>> BEGIN

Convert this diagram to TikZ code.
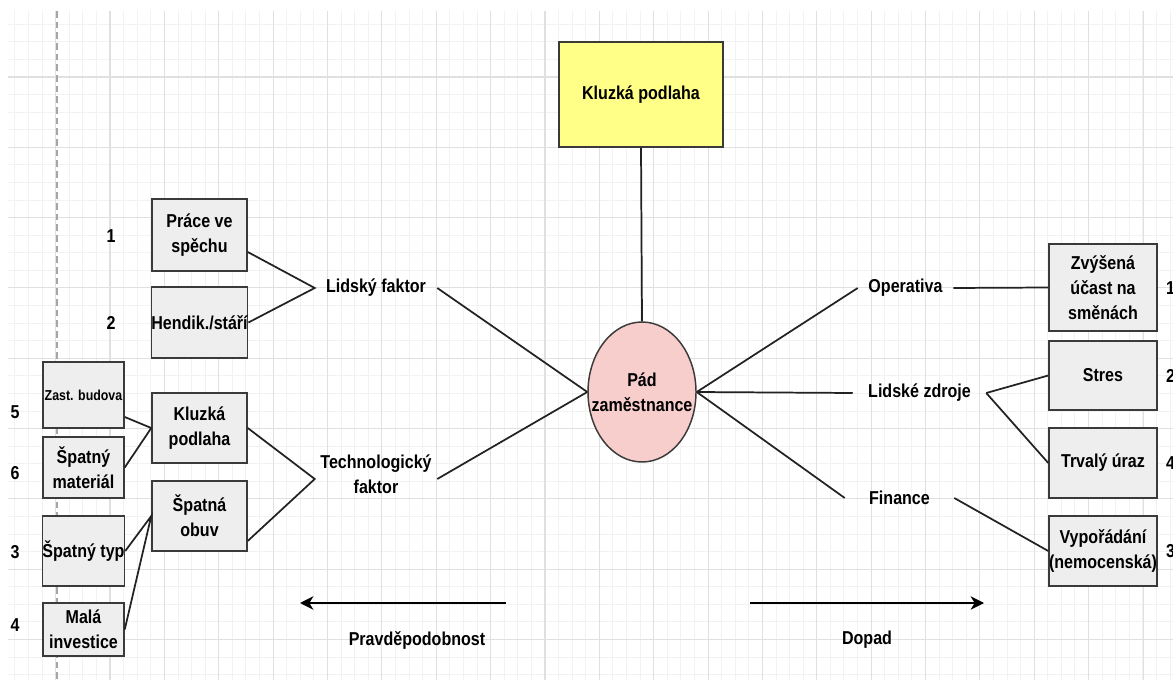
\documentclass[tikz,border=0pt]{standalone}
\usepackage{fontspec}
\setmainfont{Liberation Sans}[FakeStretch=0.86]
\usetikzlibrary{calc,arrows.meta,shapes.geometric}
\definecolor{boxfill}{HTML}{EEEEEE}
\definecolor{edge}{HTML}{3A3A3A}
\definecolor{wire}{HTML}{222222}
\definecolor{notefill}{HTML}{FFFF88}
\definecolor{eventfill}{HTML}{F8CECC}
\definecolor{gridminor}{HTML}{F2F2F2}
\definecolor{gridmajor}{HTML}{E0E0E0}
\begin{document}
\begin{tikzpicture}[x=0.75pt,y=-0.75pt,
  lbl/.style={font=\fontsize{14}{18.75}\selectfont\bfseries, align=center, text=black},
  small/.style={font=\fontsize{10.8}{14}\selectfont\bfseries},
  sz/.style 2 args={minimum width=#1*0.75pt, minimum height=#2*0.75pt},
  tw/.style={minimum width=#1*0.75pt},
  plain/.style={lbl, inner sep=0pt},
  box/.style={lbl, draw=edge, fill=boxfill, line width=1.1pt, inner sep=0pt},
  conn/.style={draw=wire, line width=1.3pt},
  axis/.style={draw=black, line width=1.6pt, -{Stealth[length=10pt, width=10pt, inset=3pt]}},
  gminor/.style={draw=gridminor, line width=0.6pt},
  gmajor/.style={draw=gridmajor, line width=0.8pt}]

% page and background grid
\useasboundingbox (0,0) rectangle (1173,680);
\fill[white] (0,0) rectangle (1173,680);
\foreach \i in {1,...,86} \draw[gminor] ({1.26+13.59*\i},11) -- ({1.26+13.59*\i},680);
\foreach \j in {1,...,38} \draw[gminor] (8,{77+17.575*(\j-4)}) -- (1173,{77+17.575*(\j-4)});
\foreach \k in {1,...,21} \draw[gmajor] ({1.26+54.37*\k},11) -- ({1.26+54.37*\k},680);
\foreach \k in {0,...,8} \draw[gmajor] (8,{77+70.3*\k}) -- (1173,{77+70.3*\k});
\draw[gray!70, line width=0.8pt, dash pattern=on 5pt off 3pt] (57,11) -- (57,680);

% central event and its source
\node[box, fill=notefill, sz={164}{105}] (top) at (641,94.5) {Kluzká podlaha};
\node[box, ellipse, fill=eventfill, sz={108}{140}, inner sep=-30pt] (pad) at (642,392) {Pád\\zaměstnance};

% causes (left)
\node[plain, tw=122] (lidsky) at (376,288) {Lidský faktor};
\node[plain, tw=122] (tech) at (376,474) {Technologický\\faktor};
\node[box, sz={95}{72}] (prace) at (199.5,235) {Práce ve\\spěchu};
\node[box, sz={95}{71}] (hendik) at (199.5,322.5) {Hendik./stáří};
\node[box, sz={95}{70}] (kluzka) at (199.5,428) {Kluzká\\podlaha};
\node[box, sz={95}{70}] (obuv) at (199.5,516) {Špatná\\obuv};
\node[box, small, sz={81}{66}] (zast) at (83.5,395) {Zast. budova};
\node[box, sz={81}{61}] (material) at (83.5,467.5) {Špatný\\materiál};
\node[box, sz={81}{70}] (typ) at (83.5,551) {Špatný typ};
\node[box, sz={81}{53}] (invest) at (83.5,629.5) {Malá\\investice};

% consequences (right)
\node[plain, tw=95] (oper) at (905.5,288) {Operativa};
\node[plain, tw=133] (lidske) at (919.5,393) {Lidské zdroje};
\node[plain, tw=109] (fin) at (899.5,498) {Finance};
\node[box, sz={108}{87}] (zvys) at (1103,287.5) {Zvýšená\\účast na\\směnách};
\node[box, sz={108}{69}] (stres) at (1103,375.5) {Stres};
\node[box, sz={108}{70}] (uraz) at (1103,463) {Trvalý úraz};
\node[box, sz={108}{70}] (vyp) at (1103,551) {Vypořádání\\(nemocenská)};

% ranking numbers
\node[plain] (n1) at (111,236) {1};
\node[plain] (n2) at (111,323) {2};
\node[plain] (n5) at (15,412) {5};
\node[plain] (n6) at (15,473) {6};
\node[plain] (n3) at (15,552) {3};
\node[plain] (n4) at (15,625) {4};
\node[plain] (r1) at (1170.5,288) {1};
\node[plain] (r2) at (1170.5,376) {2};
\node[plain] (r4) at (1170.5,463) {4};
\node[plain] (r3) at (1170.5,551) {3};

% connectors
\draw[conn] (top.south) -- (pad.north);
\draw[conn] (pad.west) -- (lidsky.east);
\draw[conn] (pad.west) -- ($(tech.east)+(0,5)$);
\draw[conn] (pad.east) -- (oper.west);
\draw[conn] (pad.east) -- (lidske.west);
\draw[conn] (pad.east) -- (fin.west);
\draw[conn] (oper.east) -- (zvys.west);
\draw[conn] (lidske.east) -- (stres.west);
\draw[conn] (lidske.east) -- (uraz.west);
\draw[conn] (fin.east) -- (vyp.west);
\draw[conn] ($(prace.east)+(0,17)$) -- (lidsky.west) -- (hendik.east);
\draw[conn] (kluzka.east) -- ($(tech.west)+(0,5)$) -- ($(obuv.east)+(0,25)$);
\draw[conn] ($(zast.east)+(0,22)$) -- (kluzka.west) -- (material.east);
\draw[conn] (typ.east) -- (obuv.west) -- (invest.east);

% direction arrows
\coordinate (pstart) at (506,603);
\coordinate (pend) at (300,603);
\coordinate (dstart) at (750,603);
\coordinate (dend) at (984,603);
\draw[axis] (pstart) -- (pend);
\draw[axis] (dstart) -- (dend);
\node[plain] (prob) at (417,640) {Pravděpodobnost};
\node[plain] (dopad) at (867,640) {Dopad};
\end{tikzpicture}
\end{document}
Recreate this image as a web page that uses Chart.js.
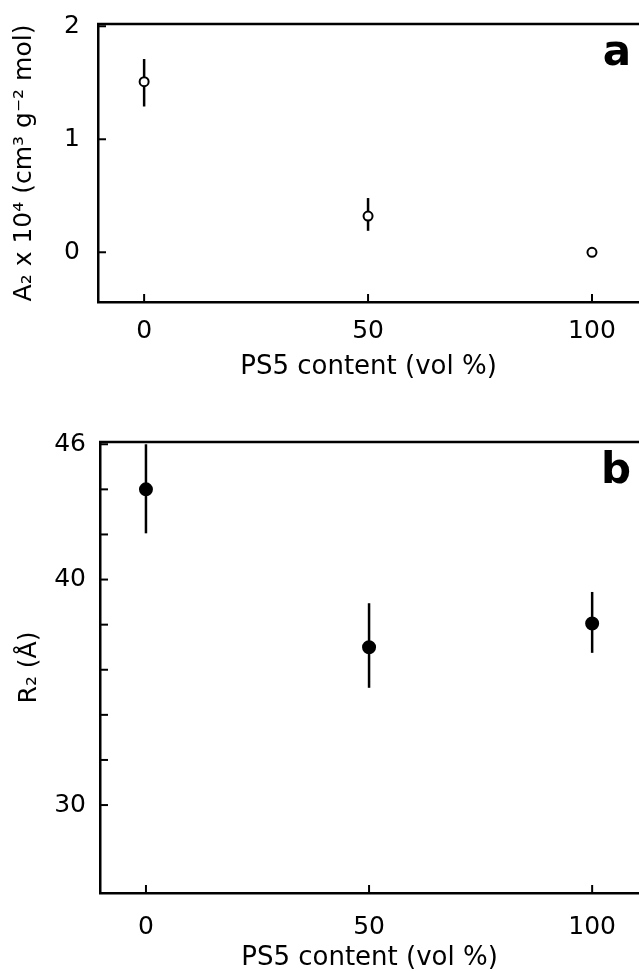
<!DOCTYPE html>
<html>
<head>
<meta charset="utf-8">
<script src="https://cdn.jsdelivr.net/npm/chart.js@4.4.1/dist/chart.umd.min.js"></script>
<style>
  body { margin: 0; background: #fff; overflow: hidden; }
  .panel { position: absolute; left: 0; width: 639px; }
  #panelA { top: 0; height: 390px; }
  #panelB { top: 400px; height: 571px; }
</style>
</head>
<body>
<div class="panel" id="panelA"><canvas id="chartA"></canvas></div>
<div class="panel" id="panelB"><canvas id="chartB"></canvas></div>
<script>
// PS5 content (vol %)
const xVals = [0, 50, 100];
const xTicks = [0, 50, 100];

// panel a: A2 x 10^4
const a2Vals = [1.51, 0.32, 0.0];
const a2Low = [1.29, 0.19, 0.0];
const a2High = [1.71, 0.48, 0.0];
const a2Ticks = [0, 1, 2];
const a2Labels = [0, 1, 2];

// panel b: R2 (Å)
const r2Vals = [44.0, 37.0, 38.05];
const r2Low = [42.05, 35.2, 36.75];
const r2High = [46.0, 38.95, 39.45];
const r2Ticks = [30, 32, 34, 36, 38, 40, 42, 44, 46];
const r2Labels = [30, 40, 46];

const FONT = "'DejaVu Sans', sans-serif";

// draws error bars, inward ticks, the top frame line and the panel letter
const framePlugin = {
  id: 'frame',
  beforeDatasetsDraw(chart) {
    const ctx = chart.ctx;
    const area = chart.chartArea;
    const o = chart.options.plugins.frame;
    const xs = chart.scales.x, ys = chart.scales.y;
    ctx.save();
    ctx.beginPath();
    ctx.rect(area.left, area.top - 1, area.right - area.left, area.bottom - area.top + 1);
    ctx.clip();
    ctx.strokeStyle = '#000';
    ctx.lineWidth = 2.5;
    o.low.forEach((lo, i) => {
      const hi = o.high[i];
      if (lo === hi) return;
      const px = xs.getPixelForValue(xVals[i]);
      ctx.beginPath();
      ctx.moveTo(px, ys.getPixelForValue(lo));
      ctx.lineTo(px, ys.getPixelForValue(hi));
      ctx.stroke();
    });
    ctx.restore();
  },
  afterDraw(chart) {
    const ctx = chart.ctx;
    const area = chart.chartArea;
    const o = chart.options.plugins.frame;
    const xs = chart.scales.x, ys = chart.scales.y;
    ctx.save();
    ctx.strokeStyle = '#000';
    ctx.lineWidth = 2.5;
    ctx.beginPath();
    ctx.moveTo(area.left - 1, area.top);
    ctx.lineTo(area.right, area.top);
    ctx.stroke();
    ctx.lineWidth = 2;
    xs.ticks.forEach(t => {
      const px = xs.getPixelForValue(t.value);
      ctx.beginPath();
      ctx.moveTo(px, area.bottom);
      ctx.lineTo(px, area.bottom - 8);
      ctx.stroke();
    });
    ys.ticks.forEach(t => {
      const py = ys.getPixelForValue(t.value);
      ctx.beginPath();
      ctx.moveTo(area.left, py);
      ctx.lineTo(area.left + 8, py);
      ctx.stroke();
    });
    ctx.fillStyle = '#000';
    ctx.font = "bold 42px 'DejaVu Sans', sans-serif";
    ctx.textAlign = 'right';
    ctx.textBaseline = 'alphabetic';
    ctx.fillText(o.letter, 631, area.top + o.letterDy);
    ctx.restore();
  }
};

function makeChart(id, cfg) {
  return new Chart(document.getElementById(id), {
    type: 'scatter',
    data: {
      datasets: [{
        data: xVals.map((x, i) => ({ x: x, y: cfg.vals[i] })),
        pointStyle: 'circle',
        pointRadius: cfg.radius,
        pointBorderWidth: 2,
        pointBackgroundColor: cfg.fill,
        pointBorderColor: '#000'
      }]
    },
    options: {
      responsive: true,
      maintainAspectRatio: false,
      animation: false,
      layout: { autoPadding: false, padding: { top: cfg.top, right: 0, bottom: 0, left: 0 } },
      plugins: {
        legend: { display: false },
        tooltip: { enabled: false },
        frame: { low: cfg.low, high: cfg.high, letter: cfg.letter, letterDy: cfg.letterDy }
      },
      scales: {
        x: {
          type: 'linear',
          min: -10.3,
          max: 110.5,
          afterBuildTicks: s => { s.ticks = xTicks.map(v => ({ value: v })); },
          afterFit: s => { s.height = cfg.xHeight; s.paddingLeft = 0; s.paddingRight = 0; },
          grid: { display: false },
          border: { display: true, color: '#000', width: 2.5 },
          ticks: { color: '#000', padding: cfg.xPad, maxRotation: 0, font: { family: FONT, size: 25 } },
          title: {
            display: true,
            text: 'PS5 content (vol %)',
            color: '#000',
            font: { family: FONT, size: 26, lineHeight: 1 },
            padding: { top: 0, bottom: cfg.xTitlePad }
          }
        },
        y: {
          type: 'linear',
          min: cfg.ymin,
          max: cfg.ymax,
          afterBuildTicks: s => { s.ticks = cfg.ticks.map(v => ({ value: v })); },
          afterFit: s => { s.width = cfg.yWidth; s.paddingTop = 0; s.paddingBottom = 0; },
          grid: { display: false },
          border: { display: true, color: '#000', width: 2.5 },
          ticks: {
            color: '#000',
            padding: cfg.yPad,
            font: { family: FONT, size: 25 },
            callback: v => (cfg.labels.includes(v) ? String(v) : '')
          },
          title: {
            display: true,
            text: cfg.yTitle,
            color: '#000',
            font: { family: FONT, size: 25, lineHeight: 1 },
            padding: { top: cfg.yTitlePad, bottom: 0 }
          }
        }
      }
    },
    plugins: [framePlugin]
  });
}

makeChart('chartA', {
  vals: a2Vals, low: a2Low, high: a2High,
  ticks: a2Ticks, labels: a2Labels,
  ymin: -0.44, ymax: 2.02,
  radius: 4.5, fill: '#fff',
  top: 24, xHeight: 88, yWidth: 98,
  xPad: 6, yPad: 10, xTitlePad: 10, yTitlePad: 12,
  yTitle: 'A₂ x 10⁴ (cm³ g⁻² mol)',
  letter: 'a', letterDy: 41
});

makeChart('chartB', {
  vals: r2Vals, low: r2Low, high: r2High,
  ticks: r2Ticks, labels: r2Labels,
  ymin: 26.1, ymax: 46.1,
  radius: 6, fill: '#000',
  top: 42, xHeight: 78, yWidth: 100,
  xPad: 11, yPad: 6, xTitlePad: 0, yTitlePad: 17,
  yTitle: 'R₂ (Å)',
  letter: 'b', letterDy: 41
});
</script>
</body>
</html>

>> END

#### [Written problem]
List every line above that holds the word "this".

#### [Answer to the problem]
Convert this diagram to TikZ code.
Recreate this image as a web page that uses Chart.js.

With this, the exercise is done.